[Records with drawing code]
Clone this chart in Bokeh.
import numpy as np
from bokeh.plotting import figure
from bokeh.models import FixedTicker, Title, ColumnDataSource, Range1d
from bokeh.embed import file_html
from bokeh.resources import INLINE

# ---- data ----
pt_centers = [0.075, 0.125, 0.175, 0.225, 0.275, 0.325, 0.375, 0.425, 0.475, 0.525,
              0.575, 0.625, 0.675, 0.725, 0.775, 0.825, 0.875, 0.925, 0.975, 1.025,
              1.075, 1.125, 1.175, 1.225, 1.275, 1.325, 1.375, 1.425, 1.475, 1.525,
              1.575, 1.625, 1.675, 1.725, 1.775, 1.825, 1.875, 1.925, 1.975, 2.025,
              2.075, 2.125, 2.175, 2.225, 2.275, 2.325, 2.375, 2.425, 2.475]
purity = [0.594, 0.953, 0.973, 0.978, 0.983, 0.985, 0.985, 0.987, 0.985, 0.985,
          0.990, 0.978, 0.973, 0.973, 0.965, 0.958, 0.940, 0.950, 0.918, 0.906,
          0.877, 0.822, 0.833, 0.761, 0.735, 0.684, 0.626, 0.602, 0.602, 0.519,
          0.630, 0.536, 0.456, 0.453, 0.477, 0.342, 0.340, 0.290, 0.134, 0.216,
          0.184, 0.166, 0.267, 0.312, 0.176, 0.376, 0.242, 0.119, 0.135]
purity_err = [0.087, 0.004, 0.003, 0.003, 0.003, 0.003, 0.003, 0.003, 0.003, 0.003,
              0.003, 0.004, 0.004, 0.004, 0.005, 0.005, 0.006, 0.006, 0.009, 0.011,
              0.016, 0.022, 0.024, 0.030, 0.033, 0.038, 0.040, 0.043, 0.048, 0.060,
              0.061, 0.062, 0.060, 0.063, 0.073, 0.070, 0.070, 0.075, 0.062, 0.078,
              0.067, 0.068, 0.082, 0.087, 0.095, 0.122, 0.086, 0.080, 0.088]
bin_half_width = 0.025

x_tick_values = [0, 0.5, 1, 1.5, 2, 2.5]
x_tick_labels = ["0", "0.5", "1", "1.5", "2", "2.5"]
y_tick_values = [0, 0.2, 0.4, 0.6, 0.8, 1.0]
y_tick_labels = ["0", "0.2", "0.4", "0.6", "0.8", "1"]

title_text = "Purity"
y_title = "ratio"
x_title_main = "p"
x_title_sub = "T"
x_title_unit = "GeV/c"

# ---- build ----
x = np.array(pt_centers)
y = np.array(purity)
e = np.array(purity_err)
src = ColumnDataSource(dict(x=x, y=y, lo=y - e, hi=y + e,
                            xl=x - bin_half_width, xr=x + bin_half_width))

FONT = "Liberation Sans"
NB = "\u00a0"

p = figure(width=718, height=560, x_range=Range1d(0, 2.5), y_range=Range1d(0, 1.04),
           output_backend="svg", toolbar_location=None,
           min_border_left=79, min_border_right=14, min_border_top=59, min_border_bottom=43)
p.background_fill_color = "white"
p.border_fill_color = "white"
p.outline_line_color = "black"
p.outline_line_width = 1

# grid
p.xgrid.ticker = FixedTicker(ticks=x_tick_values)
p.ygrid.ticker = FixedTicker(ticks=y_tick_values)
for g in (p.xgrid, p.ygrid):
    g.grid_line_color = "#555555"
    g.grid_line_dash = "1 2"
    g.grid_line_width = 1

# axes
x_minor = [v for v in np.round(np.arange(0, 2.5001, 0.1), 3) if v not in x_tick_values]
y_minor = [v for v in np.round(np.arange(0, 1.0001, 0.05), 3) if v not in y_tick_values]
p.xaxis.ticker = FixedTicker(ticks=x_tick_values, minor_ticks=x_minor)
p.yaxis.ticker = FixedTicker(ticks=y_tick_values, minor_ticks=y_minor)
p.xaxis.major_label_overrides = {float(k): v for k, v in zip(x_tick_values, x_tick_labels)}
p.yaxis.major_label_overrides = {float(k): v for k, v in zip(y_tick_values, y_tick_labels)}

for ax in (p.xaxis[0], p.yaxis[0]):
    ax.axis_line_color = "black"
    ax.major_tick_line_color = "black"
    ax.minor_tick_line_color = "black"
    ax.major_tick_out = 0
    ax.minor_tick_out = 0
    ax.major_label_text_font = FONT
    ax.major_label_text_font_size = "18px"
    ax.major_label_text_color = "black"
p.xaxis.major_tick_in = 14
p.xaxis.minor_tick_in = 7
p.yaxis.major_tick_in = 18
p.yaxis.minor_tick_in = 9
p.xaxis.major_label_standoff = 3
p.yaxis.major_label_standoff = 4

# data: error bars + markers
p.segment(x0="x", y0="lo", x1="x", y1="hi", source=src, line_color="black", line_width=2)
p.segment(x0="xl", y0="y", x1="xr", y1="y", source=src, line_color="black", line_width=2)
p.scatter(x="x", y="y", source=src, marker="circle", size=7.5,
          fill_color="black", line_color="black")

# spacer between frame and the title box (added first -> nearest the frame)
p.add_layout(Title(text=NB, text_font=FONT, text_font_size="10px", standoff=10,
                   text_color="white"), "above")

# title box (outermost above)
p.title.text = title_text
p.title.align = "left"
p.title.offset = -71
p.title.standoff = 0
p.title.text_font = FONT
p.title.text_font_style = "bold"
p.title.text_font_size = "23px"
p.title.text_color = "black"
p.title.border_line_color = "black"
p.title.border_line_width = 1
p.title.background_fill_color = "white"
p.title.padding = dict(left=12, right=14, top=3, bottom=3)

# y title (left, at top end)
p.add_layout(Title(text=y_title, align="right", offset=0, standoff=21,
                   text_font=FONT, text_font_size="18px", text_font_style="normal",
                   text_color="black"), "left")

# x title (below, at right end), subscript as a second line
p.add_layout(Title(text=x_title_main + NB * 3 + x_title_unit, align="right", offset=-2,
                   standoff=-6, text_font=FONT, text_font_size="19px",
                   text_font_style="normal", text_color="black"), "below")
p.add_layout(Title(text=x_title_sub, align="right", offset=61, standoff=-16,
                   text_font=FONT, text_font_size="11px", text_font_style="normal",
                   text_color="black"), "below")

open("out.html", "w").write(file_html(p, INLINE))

==

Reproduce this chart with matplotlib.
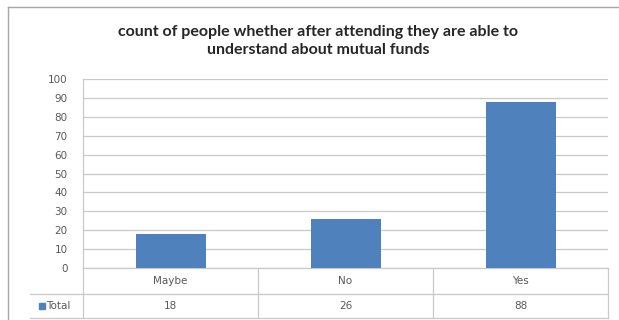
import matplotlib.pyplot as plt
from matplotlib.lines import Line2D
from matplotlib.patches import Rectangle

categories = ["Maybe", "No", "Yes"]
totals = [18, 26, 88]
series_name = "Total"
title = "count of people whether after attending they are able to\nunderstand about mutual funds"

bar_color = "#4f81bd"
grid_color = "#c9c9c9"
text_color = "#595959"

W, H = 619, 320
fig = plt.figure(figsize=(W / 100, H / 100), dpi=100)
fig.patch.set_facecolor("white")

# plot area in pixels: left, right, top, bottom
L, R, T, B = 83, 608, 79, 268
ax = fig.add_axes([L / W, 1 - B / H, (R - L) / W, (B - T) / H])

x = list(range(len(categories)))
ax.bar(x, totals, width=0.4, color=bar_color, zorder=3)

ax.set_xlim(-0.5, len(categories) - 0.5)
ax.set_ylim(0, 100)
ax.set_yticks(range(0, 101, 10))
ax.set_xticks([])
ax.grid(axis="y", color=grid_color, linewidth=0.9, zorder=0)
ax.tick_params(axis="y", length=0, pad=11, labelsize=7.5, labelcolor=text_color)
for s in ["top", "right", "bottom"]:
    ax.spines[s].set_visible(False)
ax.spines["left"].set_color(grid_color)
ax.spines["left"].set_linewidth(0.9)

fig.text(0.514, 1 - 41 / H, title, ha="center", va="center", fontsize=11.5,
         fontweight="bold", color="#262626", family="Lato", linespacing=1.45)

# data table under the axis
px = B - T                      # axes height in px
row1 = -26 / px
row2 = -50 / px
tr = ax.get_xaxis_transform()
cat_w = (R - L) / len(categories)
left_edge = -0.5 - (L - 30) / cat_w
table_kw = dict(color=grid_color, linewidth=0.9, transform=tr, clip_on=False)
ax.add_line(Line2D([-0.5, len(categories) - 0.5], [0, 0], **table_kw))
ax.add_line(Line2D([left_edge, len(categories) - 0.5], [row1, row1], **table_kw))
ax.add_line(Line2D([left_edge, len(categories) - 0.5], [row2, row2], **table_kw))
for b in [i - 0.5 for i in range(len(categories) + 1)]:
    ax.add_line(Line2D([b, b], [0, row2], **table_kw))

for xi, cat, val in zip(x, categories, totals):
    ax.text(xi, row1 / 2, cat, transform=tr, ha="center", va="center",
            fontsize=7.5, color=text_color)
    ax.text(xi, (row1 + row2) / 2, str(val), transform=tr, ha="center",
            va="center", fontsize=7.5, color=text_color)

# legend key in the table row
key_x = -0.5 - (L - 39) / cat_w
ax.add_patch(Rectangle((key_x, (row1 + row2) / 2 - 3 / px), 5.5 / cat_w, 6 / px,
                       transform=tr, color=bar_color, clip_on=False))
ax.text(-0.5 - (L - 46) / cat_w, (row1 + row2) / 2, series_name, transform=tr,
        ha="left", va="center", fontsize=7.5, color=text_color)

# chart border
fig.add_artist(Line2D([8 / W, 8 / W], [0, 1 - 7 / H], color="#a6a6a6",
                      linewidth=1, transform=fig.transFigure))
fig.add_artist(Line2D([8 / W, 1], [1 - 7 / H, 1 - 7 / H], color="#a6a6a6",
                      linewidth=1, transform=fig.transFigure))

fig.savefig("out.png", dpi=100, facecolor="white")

==

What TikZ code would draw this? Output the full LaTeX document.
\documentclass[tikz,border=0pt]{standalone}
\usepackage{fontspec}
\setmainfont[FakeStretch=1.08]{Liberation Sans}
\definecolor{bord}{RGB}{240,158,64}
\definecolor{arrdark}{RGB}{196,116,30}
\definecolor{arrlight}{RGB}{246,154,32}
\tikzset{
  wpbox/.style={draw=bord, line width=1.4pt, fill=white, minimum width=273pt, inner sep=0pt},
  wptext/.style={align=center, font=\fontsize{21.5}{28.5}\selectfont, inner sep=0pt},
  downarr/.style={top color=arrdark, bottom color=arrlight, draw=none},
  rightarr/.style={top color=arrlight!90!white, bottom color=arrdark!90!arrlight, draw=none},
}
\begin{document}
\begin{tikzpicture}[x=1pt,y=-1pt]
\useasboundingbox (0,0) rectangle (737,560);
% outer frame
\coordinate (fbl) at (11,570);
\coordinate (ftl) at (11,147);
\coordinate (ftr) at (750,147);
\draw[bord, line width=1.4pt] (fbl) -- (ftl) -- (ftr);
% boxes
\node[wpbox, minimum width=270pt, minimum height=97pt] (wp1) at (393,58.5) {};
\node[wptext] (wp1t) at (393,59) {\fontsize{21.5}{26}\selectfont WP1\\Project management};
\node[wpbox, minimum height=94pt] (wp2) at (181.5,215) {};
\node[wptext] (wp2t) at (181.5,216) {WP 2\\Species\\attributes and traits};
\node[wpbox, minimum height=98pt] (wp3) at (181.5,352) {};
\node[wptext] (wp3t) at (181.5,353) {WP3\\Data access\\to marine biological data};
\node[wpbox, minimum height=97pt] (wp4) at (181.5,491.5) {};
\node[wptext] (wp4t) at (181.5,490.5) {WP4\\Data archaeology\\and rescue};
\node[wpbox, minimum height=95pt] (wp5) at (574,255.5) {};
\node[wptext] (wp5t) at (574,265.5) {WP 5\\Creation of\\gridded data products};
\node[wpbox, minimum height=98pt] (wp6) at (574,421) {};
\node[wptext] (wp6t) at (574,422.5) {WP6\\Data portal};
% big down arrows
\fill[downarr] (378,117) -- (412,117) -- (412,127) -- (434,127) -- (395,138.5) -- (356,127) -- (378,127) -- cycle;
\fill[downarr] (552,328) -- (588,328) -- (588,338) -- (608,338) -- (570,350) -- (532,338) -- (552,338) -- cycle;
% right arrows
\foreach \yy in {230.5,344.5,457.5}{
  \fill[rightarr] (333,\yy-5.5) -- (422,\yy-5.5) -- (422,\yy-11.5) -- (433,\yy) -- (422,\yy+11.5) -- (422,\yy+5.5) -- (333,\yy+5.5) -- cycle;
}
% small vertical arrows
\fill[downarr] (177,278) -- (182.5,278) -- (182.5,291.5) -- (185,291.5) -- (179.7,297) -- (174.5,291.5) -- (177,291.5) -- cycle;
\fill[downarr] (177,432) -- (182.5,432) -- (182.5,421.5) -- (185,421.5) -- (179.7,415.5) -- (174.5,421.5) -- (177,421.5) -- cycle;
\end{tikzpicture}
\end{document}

> **DIRECTIONS**
Repeat exactly the lines from the one containing "Clone this chart in Bokeh." through the one containing "from bokeh.resources import INLINE", both included, and nothing else.

> **ANSWER FOR THIS EXERCISE**
Clone this chart in Bokeh.
import numpy as np
from bokeh.plotting import figure
from bokeh.models import FixedTicker, Title, ColumnDataSource, Range1d
from bokeh.embed import file_html
from bokeh.resources import INLINE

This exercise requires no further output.